_Problem description:_
Extract the full listing verbatim and drop any pictures from your copy.

-- start Collected material --

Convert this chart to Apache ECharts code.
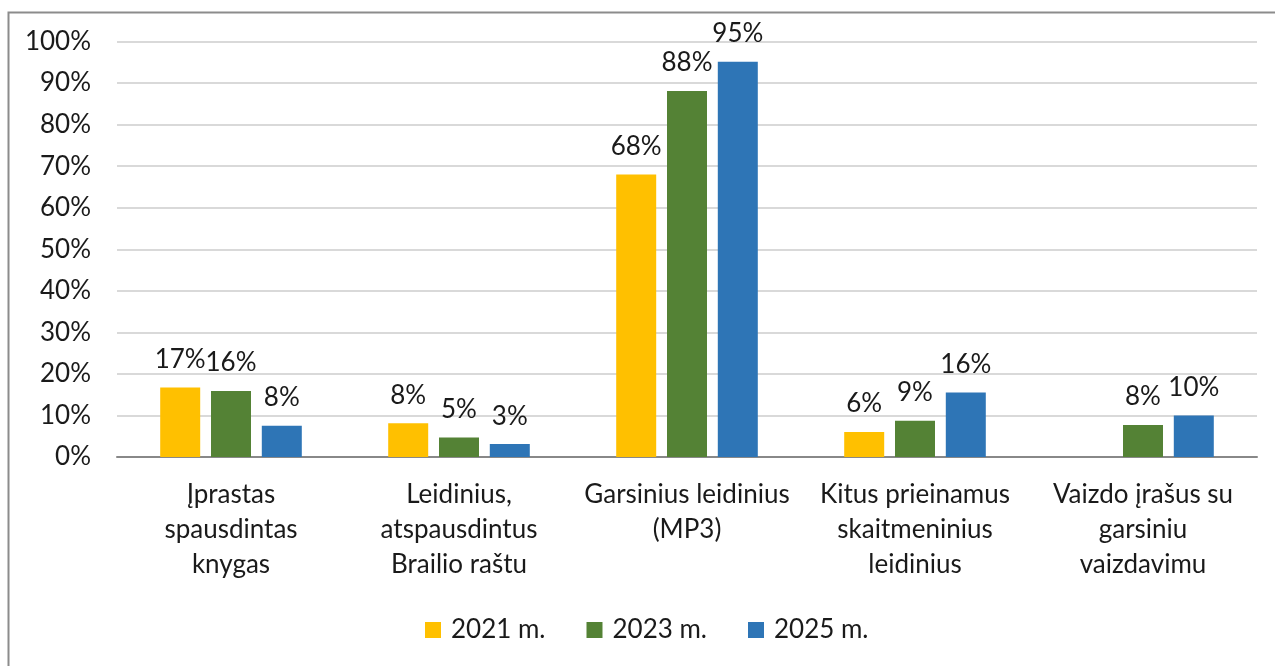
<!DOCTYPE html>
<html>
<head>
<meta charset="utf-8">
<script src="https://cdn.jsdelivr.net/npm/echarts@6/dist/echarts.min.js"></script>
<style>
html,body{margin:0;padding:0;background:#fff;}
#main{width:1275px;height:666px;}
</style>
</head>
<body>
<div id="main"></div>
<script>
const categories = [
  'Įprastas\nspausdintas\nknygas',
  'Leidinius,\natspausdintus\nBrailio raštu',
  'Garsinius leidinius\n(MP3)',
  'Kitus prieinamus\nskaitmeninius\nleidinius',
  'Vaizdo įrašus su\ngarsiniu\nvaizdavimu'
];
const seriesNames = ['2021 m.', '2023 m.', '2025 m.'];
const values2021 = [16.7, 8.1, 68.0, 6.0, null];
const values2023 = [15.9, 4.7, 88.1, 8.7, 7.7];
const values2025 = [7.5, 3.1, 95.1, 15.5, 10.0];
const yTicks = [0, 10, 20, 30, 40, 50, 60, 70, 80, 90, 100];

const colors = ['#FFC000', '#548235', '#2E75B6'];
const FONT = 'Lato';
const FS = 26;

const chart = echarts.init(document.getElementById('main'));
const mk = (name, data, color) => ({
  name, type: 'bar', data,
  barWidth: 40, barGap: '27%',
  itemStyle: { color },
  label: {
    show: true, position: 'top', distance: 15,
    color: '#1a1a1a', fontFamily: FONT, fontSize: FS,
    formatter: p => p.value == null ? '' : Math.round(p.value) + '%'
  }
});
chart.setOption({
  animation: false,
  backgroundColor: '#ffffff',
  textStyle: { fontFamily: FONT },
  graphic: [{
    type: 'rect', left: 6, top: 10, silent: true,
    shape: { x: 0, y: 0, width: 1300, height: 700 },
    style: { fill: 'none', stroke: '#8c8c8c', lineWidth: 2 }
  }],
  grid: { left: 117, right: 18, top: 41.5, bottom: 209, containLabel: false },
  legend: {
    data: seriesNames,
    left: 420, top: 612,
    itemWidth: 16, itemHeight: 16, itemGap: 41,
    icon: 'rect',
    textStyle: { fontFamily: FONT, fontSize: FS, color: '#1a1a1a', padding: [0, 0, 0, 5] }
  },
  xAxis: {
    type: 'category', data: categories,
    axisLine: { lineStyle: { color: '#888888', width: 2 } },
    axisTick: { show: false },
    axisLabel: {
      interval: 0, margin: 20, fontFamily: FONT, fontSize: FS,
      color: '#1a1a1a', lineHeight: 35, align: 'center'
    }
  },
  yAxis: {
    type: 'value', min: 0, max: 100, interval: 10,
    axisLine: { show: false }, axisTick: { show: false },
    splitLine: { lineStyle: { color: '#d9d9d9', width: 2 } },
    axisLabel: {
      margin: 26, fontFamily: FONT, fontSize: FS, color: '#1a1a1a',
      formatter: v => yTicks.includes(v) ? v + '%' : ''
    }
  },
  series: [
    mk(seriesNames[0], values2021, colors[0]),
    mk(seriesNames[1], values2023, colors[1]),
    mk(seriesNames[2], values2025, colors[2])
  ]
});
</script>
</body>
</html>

-- end Collected material --

_Exercise result:_
Convert this chart to Apache ECharts code.
<!DOCTYPE html>
<html>
<head>
<meta charset="utf-8">
<script src="https://cdn.jsdelivr.net/npm/echarts@6/dist/echarts.min.js"></script>
<style>
html,body{margin:0;padding:0;background:#fff;}
#main{width:1275px;height:666px;}
</style>
</head>
<body>
<div id="main"></div>
<script>
const categories = [
  'Įprastas\nspausdintas\nknygas',
  'Leidinius,\natspausdintus\nBrailio raštu',
  'Garsinius leidinius\n(MP3)',
  'Kitus prieinamus\nskaitmeninius\nleidinius',
  'Vaizdo įrašus su\ngarsiniu\nvaizdavimu'
];
const seriesNames = ['2021 m.', '2023 m.', '2025 m.'];
const values2021 = [16.7, 8.1, 68.0, 6.0, null];
const values2023 = [15.9, 4.7, 88.1, 8.7, 7.7];
const values2025 = [7.5, 3.1, 95.1, 15.5, 10.0];
const yTicks = [0, 10, 20, 30, 40, 50, 60, 70, 80, 90, 100];

const colors = ['#FFC000', '#548235', '#2E75B6'];
const FONT = 'Lato';
const FS = 26;

const chart = echarts.init(document.getElementById('main'));
const mk = (name, data, color) => ({
  name, type: 'bar', data,
  barWidth: 40, barGap: '27%',
  itemStyle: { color },
  label: {
    show: true, position: 'top', distance: 15,
    color: '#1a1a1a', fontFamily: FONT, fontSize: FS,
    formatter: p => p.value == null ? '' : Math.round(p.value) + '%'
  }
});
chart.setOption({
  animation: false,
  backgroundColor: '#ffffff',
  textStyle: { fontFamily: FONT },
  graphic: [{
    type: 'rect', left: 6, top: 10, silent: true,
    shape: { x: 0, y: 0, width: 1300, height: 700 },
    style: { fill: 'none', stroke: '#8c8c8c', lineWidth: 2 }
  }],
  grid: { left: 117, right: 18, top: 41.5, bottom: 209, containLabel: false },
  legend: {
    data: seriesNames,
    left: 420, top: 612,
    itemWidth: 16, itemHeight: 16, itemGap: 41,
    icon: 'rect',
    textStyle: { fontFamily: FONT, fontSize: FS, color: '#1a1a1a', padding: [0, 0, 0, 5] }
  },
  xAxis: {
    type: 'category', data: categories,
    axisLine: { lineStyle: { color: '#888888', width: 2 } },
    axisTick: { show: false },
    axisLabel: {
      interval: 0, margin: 20, fontFamily: FONT, fontSize: FS,
      color: '#1a1a1a', lineHeight: 35, align: 'center'
    }
  },
  yAxis: {
    type: 'value', min: 0, max: 100, interval: 10,
    axisLine: { show: false }, axisTick: { show: false },
    splitLine: { lineStyle: { color: '#d9d9d9', width: 2 } },
    axisLabel: {
      margin: 26, fontFamily: FONT, fontSize: FS, color: '#1a1a1a',
      formatter: v => yTicks.includes(v) ? v + '%' : ''
    }
  },
  series: [
    mk(seriesNames[0], values2021, colors[0]),
    mk(seriesNames[1], values2023, colors[1]),
    mk(seriesNames[2], values2025, colors[2])
  ]
});
</script>
</body>
</html>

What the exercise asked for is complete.